SOURCE EXCERPT
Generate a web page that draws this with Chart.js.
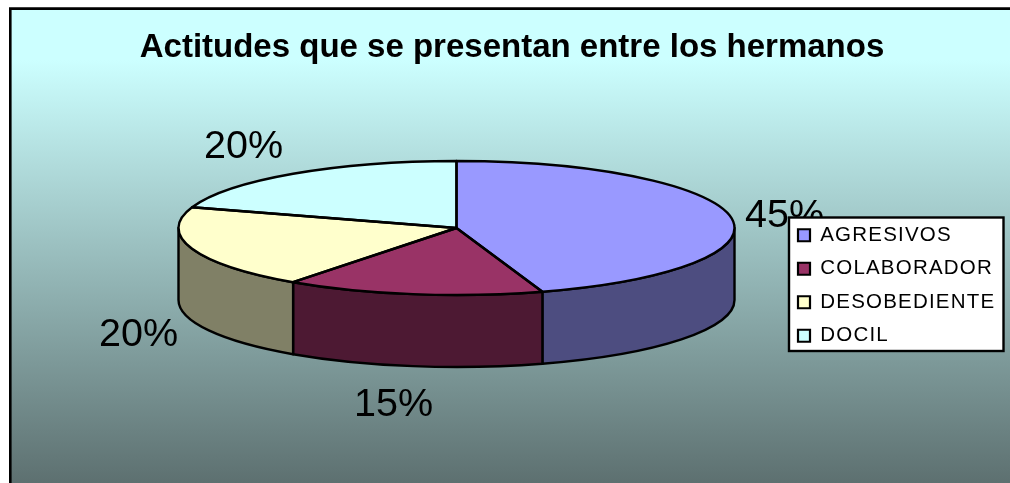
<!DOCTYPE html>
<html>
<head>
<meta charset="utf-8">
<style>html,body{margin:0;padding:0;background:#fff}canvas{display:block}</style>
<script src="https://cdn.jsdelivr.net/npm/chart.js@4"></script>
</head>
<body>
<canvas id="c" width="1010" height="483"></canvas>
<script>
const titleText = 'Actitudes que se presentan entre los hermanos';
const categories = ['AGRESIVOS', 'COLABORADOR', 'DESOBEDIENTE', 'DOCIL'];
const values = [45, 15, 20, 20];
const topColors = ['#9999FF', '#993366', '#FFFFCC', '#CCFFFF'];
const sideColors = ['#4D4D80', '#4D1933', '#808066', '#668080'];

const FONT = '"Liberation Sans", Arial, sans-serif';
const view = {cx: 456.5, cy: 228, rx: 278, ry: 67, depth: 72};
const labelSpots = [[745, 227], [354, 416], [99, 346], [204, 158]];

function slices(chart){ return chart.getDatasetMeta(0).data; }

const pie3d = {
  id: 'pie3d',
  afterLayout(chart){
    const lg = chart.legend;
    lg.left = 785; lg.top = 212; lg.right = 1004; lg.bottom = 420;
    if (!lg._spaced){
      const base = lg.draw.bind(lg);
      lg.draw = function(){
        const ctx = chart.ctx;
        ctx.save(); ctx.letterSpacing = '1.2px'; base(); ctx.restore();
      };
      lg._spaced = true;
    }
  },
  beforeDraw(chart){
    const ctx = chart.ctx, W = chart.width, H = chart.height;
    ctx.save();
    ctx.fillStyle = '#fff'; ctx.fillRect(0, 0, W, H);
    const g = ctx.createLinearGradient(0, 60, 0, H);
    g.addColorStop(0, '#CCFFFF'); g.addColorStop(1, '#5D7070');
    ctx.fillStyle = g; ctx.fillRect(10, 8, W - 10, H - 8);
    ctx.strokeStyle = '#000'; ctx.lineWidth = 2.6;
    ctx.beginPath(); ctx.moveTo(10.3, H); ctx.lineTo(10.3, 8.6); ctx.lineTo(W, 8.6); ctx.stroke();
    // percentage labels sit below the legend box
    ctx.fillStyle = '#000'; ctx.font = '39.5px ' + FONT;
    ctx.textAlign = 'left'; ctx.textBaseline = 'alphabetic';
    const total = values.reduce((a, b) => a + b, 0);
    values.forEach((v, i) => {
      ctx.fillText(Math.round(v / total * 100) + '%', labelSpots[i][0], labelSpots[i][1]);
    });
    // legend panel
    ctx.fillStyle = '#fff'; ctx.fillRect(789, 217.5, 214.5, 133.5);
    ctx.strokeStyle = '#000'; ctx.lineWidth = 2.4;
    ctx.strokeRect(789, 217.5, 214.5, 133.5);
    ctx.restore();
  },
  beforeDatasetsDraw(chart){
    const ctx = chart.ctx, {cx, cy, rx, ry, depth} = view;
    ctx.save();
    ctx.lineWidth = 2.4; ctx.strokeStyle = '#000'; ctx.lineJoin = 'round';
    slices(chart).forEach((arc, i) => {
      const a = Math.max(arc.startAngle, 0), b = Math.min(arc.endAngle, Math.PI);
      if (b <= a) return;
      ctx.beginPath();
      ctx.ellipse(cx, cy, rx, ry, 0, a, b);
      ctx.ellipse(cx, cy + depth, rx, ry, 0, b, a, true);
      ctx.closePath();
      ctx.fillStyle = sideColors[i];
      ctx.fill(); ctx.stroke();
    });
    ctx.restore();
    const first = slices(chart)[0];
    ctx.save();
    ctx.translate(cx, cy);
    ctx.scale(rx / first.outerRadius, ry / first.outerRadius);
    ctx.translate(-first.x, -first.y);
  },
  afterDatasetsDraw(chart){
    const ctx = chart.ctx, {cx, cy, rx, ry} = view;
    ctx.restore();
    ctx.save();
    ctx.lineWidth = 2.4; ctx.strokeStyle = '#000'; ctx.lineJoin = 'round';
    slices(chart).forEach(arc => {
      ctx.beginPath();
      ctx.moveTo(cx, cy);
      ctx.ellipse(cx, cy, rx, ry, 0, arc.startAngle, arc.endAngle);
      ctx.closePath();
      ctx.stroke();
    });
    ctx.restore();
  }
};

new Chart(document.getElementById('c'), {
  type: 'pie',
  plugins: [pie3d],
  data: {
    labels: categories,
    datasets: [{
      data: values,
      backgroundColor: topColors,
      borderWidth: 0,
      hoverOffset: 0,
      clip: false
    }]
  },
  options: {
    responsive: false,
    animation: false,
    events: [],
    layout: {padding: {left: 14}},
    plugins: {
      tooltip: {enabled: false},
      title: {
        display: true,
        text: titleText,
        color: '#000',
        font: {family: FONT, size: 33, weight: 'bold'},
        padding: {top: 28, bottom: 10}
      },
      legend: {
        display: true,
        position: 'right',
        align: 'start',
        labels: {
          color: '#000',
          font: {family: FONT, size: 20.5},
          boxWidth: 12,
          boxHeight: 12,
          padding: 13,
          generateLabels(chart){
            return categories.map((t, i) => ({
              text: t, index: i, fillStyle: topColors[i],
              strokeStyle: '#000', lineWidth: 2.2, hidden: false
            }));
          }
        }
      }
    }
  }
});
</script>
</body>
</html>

TASK
Copy every line of the data exactly as written, excluding the pictures.

SOLVED EXERCISE
Generate a web page that draws this with Chart.js.
<!DOCTYPE html>
<html>
<head>
<meta charset="utf-8">
<style>html,body{margin:0;padding:0;background:#fff}canvas{display:block}</style>
<script src="https://cdn.jsdelivr.net/npm/chart.js@4"></script>
</head>
<body>
<canvas id="c" width="1010" height="483"></canvas>
<script>
const titleText = 'Actitudes que se presentan entre los hermanos';
const categories = ['AGRESIVOS', 'COLABORADOR', 'DESOBEDIENTE', 'DOCIL'];
const values = [45, 15, 20, 20];
const topColors = ['#9999FF', '#993366', '#FFFFCC', '#CCFFFF'];
const sideColors = ['#4D4D80', '#4D1933', '#808066', '#668080'];

const FONT = '"Liberation Sans", Arial, sans-serif';
const view = {cx: 456.5, cy: 228, rx: 278, ry: 67, depth: 72};
const labelSpots = [[745, 227], [354, 416], [99, 346], [204, 158]];

function slices(chart){ return chart.getDatasetMeta(0).data; }

const pie3d = {
  id: 'pie3d',
  afterLayout(chart){
    const lg = chart.legend;
    lg.left = 785; lg.top = 212; lg.right = 1004; lg.bottom = 420;
    if (!lg._spaced){
      const base = lg.draw.bind(lg);
      lg.draw = function(){
        const ctx = chart.ctx;
        ctx.save(); ctx.letterSpacing = '1.2px'; base(); ctx.restore();
      };
      lg._spaced = true;
    }
  },
  beforeDraw(chart){
    const ctx = chart.ctx, W = chart.width, H = chart.height;
    ctx.save();
    ctx.fillStyle = '#fff'; ctx.fillRect(0, 0, W, H);
    const g = ctx.createLinearGradient(0, 60, 0, H);
    g.addColorStop(0, '#CCFFFF'); g.addColorStop(1, '#5D7070');
    ctx.fillStyle = g; ctx.fillRect(10, 8, W - 10, H - 8);
    ctx.strokeStyle = '#000'; ctx.lineWidth = 2.6;
    ctx.beginPath(); ctx.moveTo(10.3, H); ctx.lineTo(10.3, 8.6); ctx.lineTo(W, 8.6); ctx.stroke();
    // percentage labels sit below the legend box
    ctx.fillStyle = '#000'; ctx.font = '39.5px ' + FONT;
    ctx.textAlign = 'left'; ctx.textBaseline = 'alphabetic';
    const total = values.reduce((a, b) => a + b, 0);
    values.forEach((v, i) => {
      ctx.fillText(Math.round(v / total * 100) + '%', labelSpots[i][0], labelSpots[i][1]);
    });
    // legend panel
    ctx.fillStyle = '#fff'; ctx.fillRect(789, 217.5, 214.5, 133.5);
    ctx.strokeStyle = '#000'; ctx.lineWidth = 2.4;
    ctx.strokeRect(789, 217.5, 214.5, 133.5);
    ctx.restore();
  },
  beforeDatasetsDraw(chart){
    const ctx = chart.ctx, {cx, cy, rx, ry, depth} = view;
    ctx.save();
    ctx.lineWidth = 2.4; ctx.strokeStyle = '#000'; ctx.lineJoin = 'round';
    slices(chart).forEach((arc, i) => {
      const a = Math.max(arc.startAngle, 0), b = Math.min(arc.endAngle, Math.PI);
      if (b <= a) return;
      ctx.beginPath();
      ctx.ellipse(cx, cy, rx, ry, 0, a, b);
      ctx.ellipse(cx, cy + depth, rx, ry, 0, b, a, true);
      ctx.closePath();
      ctx.fillStyle = sideColors[i];
      ctx.fill(); ctx.stroke();
    });
    ctx.restore();
    const first = slices(chart)[0];
    ctx.save();
    ctx.translate(cx, cy);
    ctx.scale(rx / first.outerRadius, ry / first.outerRadius);
    ctx.translate(-first.x, -first.y);
  },
  afterDatasetsDraw(chart){
    const ctx = chart.ctx, {cx, cy, rx, ry} = view;
    ctx.restore();
    ctx.save();
    ctx.lineWidth = 2.4; ctx.strokeStyle = '#000'; ctx.lineJoin = 'round';
    slices(chart).forEach(arc => {
      ctx.beginPath();
      ctx.moveTo(cx, cy);
      ctx.ellipse(cx, cy, rx, ry, 0, arc.startAngle, arc.endAngle);
      ctx.closePath();
      ctx.stroke();
    });
    ctx.restore();
  }
};

new Chart(document.getElementById('c'), {
  type: 'pie',
  plugins: [pie3d],
  data: {
    labels: categories,
    datasets: [{
      data: values,
      backgroundColor: topColors,
      borderWidth: 0,
      hoverOffset: 0,
      clip: false
    }]
  },
  options: {
    responsive: false,
    animation: false,
    events: [],
    layout: {padding: {left: 14}},
    plugins: {
      tooltip: {enabled: false},
      title: {
        display: true,
        text: titleText,
        color: '#000',
        font: {family: FONT, size: 33, weight: 'bold'},
        padding: {top: 28, bottom: 10}
      },
      legend: {
        display: true,
        position: 'right',
        align: 'start',
        labels: {
          color: '#000',
          font: {family: FONT, size: 20.5},
          boxWidth: 12,
          boxHeight: 12,
          padding: 13,
          generateLabels(chart){
            return categories.map((t, i) => ({
              text: t, index: i, fillStyle: topColors[i],
              strokeStyle: '#000', lineWidth: 2.2, hidden: false
            }));
          }
        }
      }
    }
  }
});
</script>
</body>
</html>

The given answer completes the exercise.